Parigi e quel che  resta dell’Occidente

Ora che l’attacco fondamentalista al cuore dell’Europa sembra concluso, ci tocca fare la conta dei danni. Il primo è quello delle vittime. Assurdo che all’interno di uno Stato tecnologicamente avanzato nella gestione degli apparati di difesa possa aprirsi una falla di tali proporzioni. Non si è trattato di una bomba che con un solo scoppio ha fatto venti morti. I combattenti islamici hanno impiegato due giorni per seminare terrore. È naturale chiedersi: se il commando fosse stato più numeroso quanti altri innocenti avrebbero perso la vita? In secondo luogo, il caduto illustre dei giorni parigini è l’Unione europea.

La straordinaria impotenza dimostrata delle autorità di Bruxelles rinvia ancora una volta alla domanda: se questa è l’Europa unita, a cosa ci serve? In terzo luogo, l’attacco a “Charlie Hebdo” rappresenta il monumento funebre a una visione “buonista” delle relazioni internazionali. Se è vero che l’islamismo non è tutto uguale, vogliamo chiederci quali siano le differenze? Possiamo accontentarci della separazione semplicistica di un islam moderato da uno radicale? È tempo che si inizi a declinare l’Islam attraverso l’influenza esercitata dalle scuole coraniche nel precisare i contenuti e i metodi del messaggio religioso. I sunniti non sono gli sciiti, così come tra i sunniti, la scuola hanafita che diede ispirazione alla religione di Stato dell’impero ottomano è cosa diversissima da quella hanbalita, da cui discendono i wahabiti e i salafiti.

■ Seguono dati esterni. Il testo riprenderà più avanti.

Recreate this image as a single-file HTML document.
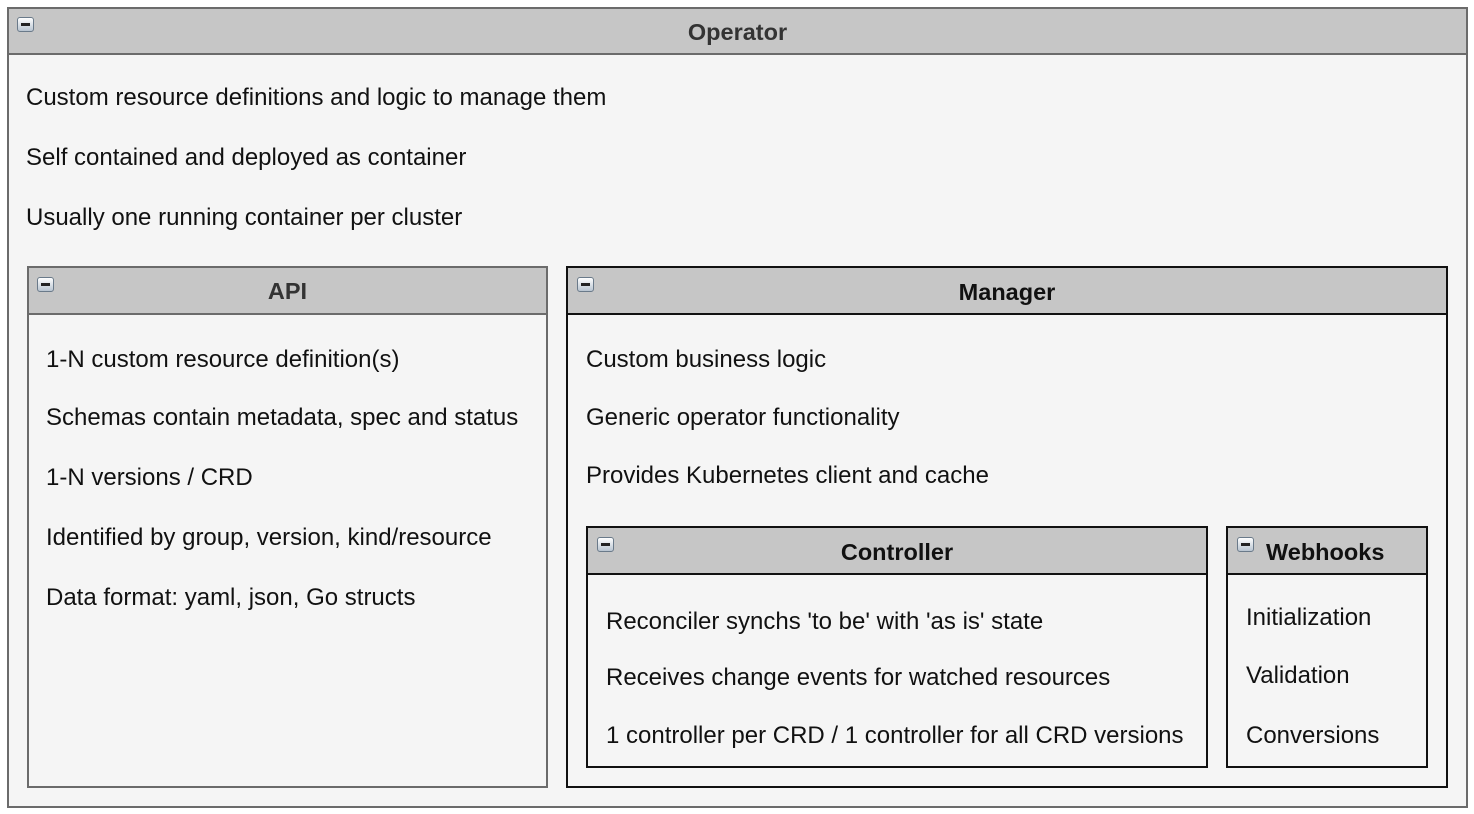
<!DOCTYPE html>
<html><head><meta charset="utf-8"><style>
body{margin:0;width:1474px;height:814px;background:#fff;font-family:"Liberation Sans",Arial,sans-serif;position:relative;overflow:hidden}
.b{position:absolute;box-sizing:border-box;background:#f5f5f5}
.h{position:absolute;left:0;right:0;top:0;background:#c6c6c6;box-sizing:border-box;text-align:center;font-weight:bold;font-size:23.5px}
.ic{position:absolute;width:17px;height:15px;border:1px solid #6a7a8a;border-radius:3px;background:linear-gradient(#fff,#b8c4d0);box-sizing:border-box}
.ic:after{content:"";position:absolute;left:3px;right:3px;top:5px;height:3px;background:#222}
.t{position:absolute;font-size:24px;color:#111;white-space:nowrap;line-height:26px}
</style></head><body>
<div class="b" style="left:7px;top:7px;width:1461px;height:801px;border:2px solid #6b6b6b">
 <div class="h" style="height:46px;line-height:46px;border-bottom:2px solid #6b6b6b;color:#333">Operator</div>
 <div class="ic" style="left:8px;top:8px"></div>
</div>
<div class="t" style="left:26px;top:85px">Custom resource definitions and logic to manage them</div>
<div class="t" style="left:26px;top:145px">Self contained and deployed as container</div>
<div class="t" style="left:26px;top:205px">Usually one running container per cluster</div>

<div class="b" style="left:27px;top:266px;width:521px;height:522px;border:2px solid #6b6b6b">
 <div class="h" style="height:47px;line-height:47px;border-bottom:2px solid #6b6b6b;color:#333">API</div>
 <div class="ic" style="left:8px;top:9px"></div>
</div>
<div class="t" style="left:46px;top:347px">1-N custom resource definition(s)</div>
<div class="t" style="left:46px;top:405px">Schemas contain metadata, spec and status</div>
<div class="t" style="left:46px;top:465px">1-N versions / CRD</div>
<div class="t" style="left:46px;top:525px">Identified by group, version, kind/resource</div>
<div class="t" style="left:46px;top:585px">Data format: yaml, json, Go structs</div>

<div class="b" style="left:566px;top:266px;width:882px;height:522px;border:2px solid #111">
 <div class="h" style="height:47px;line-height:48px;border-bottom:2px solid #111;color:#111">Manager</div>
 <div class="ic" style="left:9px;top:9px"></div>
</div>
<div class="t" style="left:586px;top:347px">Custom business logic</div>
<div class="t" style="left:586px;top:405px">Generic operator functionality</div>
<div class="t" style="left:586px;top:463px">Provides Kubernetes client and cache</div>

<div class="b" style="left:586px;top:526px;width:622px;height:242px;border:2px solid #111">
 <div class="h" style="height:47px;line-height:48px;border-bottom:2px solid #111;color:#111">Controller</div>
 <div class="ic" style="left:9px;top:9px"></div>
</div>
<div class="t" style="left:606px;top:609px">Reconciler synchs 'to be' with 'as is' state</div>
<div class="t" style="left:606px;top:665px">Receives change events for watched resources</div>
<div class="t" style="left:606px;top:723px">1 controller per CRD / 1 controller for all CRD versions</div>

<div class="b" style="left:1226px;top:526px;width:202px;height:242px;border:2px solid #111">
 <div class="h" style="height:47px;line-height:48px;border-bottom:2px solid #111;color:#111;text-align:left;padding-left:38px">Webhooks</div>
 <div class="ic" style="left:9px;top:9px"></div>
</div>
<div class="t" style="left:1246px;top:605px">Initialization</div>
<div class="t" style="left:1246px;top:663px">Validation</div>
<div class="t" style="left:1246px;top:723px">Conversions</div>
</body></html>
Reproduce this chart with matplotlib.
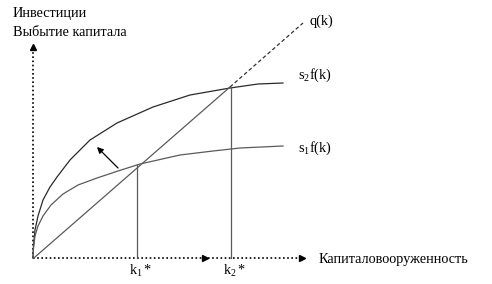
import matplotlib.pyplot as plt

plt.rcParams['font.family'] = ['Liberation Serif', 'DejaVu Serif']
plt.rcParams['mathtext.fontset'] = 'custom'
plt.rcParams['mathtext.rm'] = 'Liberation Serif'
plt.rcParams['mathtext.it'] = 'Liberation Serif'

# capital per worker (k) and curve values
k_s2 = [0, 0.5, 2, 5, 10, 17, 24, 37, 57, 84, 120, 157, 197, 225, 250]
s2f = [0, 12, 28, 42, 58, 71, 81, 98, 118, 135, 151, 163, 170, 174, 175]

k_s1 = [0, 0.5, 2, 5, 10, 18, 30, 45, 64, 85, 107, 147, 180, 207, 250]
s1f = [0, 10, 22, 32, 42, 53, 64, 73, 80, 87, 94, 103, 107, 110, 112]

# depreciation line q(k)
k_q = [2, 197]
q = [1, 171]
k_q_ext = [197, 270]
q_ext = [171, 235]

# steady states
k_star = [104, 198]
y_star = [93, 171]
star_labels = [r'$\mathrm{k_1*}$', r'$\mathrm{k_2*}$']

fig = plt.figure(figsize=(4.92, 2.84), dpi=100)
ax = fig.add_axes([0, 0, 1, 1])
ax.set_xlim(-33, 459)
ax.set_ylim(-26, 258)
ax.axis('off')

line_col = '#5a5a5a'
lw = 0.9
fs = 10.3

# axes (dotted with arrowheads)
ax.plot([0, 269], [0, 0], color='black', lw=1.2, ls=(0, (1, 1.5)))
ax.plot([0, 0], [0, 211], color='black', lw=1.2, ls=(0, (1, 1.5)))
ax.plot([269, 172], [0, 0], ls='none', marker='>', ms=4, color='black')
ax.plot([0], [211], ls='none', marker='^', ms=4, color='black')

# curves
ax.plot(k_s2, s2f, color='#2a2a2a', lw=lw)
ax.plot(k_s1, s1f, color=line_col, lw=lw)
ax.plot(k_q, q, color=line_col, lw=lw)
ax.plot(k_q_ext, q_ext, color='#333333', lw=lw, ls=(0, (3, 2)))

# steady state verticals
for xs, ys, lab in zip(k_star, y_star, star_labels):
    ax.plot([xs, xs], [0, ys], color=line_col, lw=lw)
    ax.text(xs + 4, -13, lab, ha='center', va='center', fontsize=fs)

# shift arrow
ax.annotate('', xy=(64, 111), xytext=(85, 90),
            arrowprops=dict(arrowstyle='-|>', color='black', lw=0.9,
                            mutation_scale=9, shrinkA=0, shrinkB=0))

# labels
ax.text(277, 237, 'q(k)', fontsize=fs, va='center')
ax.text(265, 183, r'$\mathrm{s_2f(k)}$', fontsize=fs, va='center')
ax.text(265, 110, r'$\mathrm{s_1f(k)}$', fontsize=fs, va='center')
ax.text(286, -2, 'Капиталовооруженность', fontsize=fs, va='center')
ax.text(-20, 245, 'Инвестиции', fontsize=fs, va='center')
ax.text(-20, 225, 'Выбытие капитала', fontsize=fs, va='center')

fig.savefig('out.png', dpi=100)
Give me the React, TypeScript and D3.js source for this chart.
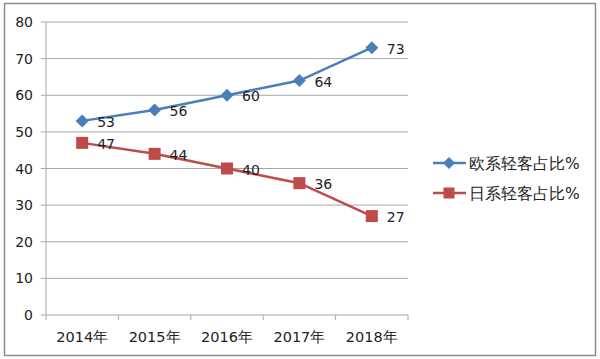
import React from "react";
import * as d3 from "d3";

const categories = ["2014年", "2015年", "2016年", "2017年", "2018年"];
const euroValues = [53, 56, 60, 64, 73];
const japanValues = [47, 44, 40, 36, 27];
const yTicks = [0, 10, 20, 30, 40, 50, 60, 70, 80];
const seriesNames = ["欧系轻客占比%", "日系轻客占比%"];

const W = 600;
const H = 359;
const left = 46;
const right = 408;
const top = 22;
const bottom = 315;
const font = "'DejaVu Sans', Verdana, sans-serif";
const blue = "#4A7EBB";
const red = "#BE4B48";

export default function App() {
  const x = d3.scaleBand<string>().domain(categories).range([left, right]);
  const y = d3.scaleLinear().domain([0, 80]).range([bottom, top]);
  const cx = (c: string) => (x(c) as number) + x.bandwidth() / 2;
  const line = d3
    .line<number>()
    .x((_, i) => cx(categories[i]))
    .y((d) => y(d));
  const boundaries = [...categories.map((c) => x(c) as number), right];

  const diamond = (px: number, py: number, r: number) =>
    `M${px},${py - r}L${px + r},${py}L${px},${py + r}L${px - r},${py}Z`;

  return (
    <svg
      width={W}
      height={H}
      style={{ position: "absolute", left: 0, top: 0, background: "#fff" }}
      fontFamily={font}
    >
      <rect x={4.5} y={3.5} width={591} height={352} fill="#fff" stroke="#8c8c8c" strokeWidth={1.5} />
      {yTicks.map((t) => (
        <g key={t}>
          <line x1={left} x2={right} y1={y(t)} y2={y(t)} stroke="#a6a6a6" strokeWidth={1} />
          <line x1={left - 5} x2={left} y1={y(t)} y2={y(t)} stroke="#a6a6a6" strokeWidth={1} />
          <text x={left - 13} y={y(t)} dy="0.36em" textAnchor="end" fontSize={14} fill="#222">
            {t}
          </text>
        </g>
      ))}
      <line x1={left} x2={left} y1={top} y2={bottom} stroke="#a6a6a6" strokeWidth={1} />
      {boundaries.map((b, i) => (
        <line key={i} x1={b} x2={b} y1={bottom} y2={bottom + 5} stroke="#a6a6a6" strokeWidth={1} />
      ))}
      {categories.map((c) => (
        <text key={c} x={cx(c)} y={bottom + 22} dy="0.36em" textAnchor="middle" fontSize={14.5} fill="#222">
          {c}
        </text>
      ))}
      <path d={line(euroValues) || ""} fill="none" stroke={blue} strokeWidth={2.5} />
      <path d={line(japanValues) || ""} fill="none" stroke={red} strokeWidth={2.5} />
      {euroValues.map((v, i) => (
        <g key={"e" + i}>
          <path d={diamond(cx(categories[i]), y(v), 6.5)} fill={blue} />
          <text x={cx(categories[i]) + 15} y={y(v) + 1} dy="0.36em" fontSize={14} fill="#222">
            {v}
          </text>
        </g>
      ))}
      {japanValues.map((v, i) => (
        <g key={"j" + i}>
          <rect x={cx(categories[i]) - 6} y={y(v) - 6} width={12} height={12} fill={red} />
          <text x={cx(categories[i]) + 15} y={y(v) + 1} dy="0.36em" fontSize={14} fill="#222">
            {v}
          </text>
        </g>
      ))}
      <g>
        <line x1={433} x2={466} y1={163} y2={163} stroke={blue} strokeWidth={2.5} />
        <path d={diamond(449, 163, 6)} fill={blue} />
        <text x={469} y={163} dy="0.36em" fontSize={15.5} fill="#222">
          {seriesNames[0]}
        </text>
        <line x1={433} x2={466} y1={193} y2={193} stroke={red} strokeWidth={2.5} />
        <rect x={443.5} y={187.5} width={11} height={11} fill={red} />
        <text x={469} y={193} dy="0.36em" fontSize={15.5} fill="#222">
          {seriesNames[1]}
        </text>
      </g>
    </svg>
  );
}
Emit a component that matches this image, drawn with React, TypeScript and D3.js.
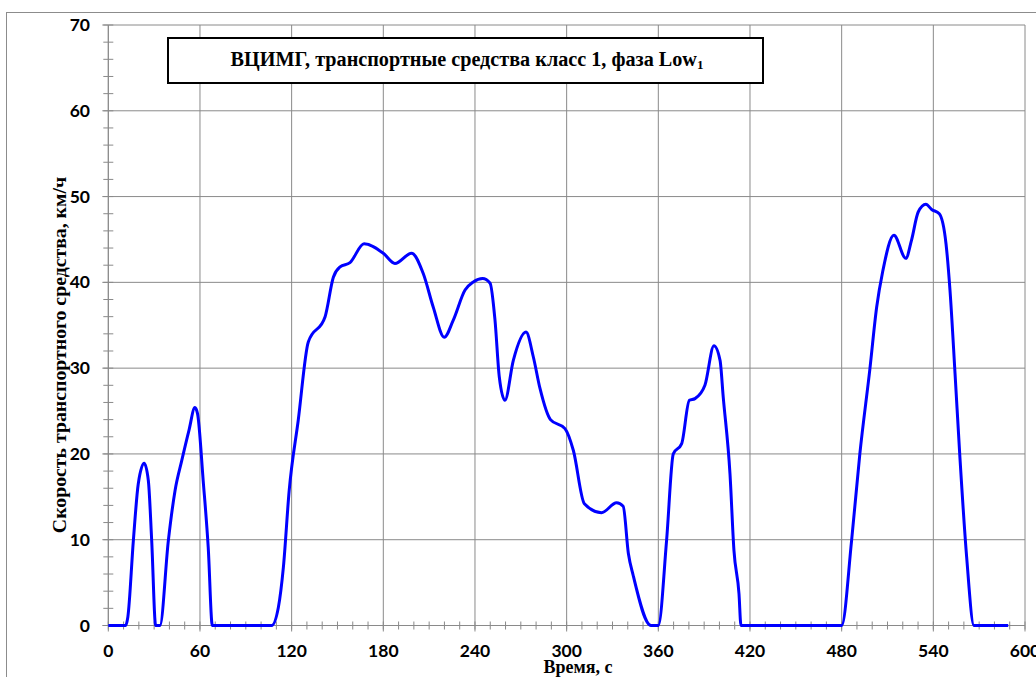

Se i gruppi radicali odierni si ispirano al wahabismo e al salafismo non siamo curiosi di sapere in quali altre parti del mondo musulmano queste declinazioni dell’Islam sono praticate? Scoprire che il centro propulsore del wahabismo sia la penisola arabica, in particolare gli Stati dell’Arabia Saudita, dello Yemen e del Qatar, non ci suggerisce qualcosa? Pretendere un chiarimento con le strutture di potere che hanno giocato un ruolo ambiguo nel sostegno a tutte le forme di jihadismo, sarebbe poi tanto disdicevole?

Ma guardiamo all’Italia, visto che la Francia la sua dose di dolore e di umiliazione l’ha avuta in queste ore. Cosa rischiamo? Al momento non vi sono elementi sufficienti per affermare che siamo i prossimi della lista. Tuttavia, che il nostro Paese sia un obiettivo del fondamentalismo è fuori discussione. Roma è pur sempre la capitale della cristianità è già solo questo ci rende prede ambite nella retorica neoimperialista dei fautori del Califfato del terzo millennio. Il nostro tallone d’Achille si chiama Libia. È da quella martoriata terra che può derivare il maggiore pericolo alla nostra sicurezza. Cosa si aspetta a intervenire? Renzi fa lo spavaldo, ma è un coniglio. Aveva ricevuto pressioni da tutte le parti perché già da un anno l’Italia promuovesse un’iniziativa concreta per stabilizzare il paese nord-africano. Il Premier e i suoi hanno glissato sull’argomento. Il risultato di tanta codardia è sotto gli occhi del mondo: una polveriera pronta a esplodere. Se lo facciano entrare per bene nelle loro zucche vuote, i nostri governanti, che il fronte di difesa della nostra civiltà passa per le città e le distese desertiche della Tripolitania, del Fezzan e della Cirenaica. È là che si giocherà la partita. Noi contro loro. Piaccia o no è così che siamo messi. È la civiltà occidentale, concetto che pare faccia tanto schifo ai terzomondisti della sinistra nostrana, sotto attacco. O la difendiamo o soccombiamo.

Renzi, Mogherni, Pinotti, Napolitano, Boldrini, Gentiloni e lei Madia, da che parte state? Mi rivolgo proprio a lei, signora ministra Madia. Se non si è fatta un’idea precisa della situazione, com’è presumibile viste le sue recenti performance, accetti un consiglio. Si rilegga quello che scrisse il suo bisnonno Titta a proposito del generale Rodolfo Graziani, l’eroe della “riconquista” italiana della Libia. Lo troverà molto istruttivo.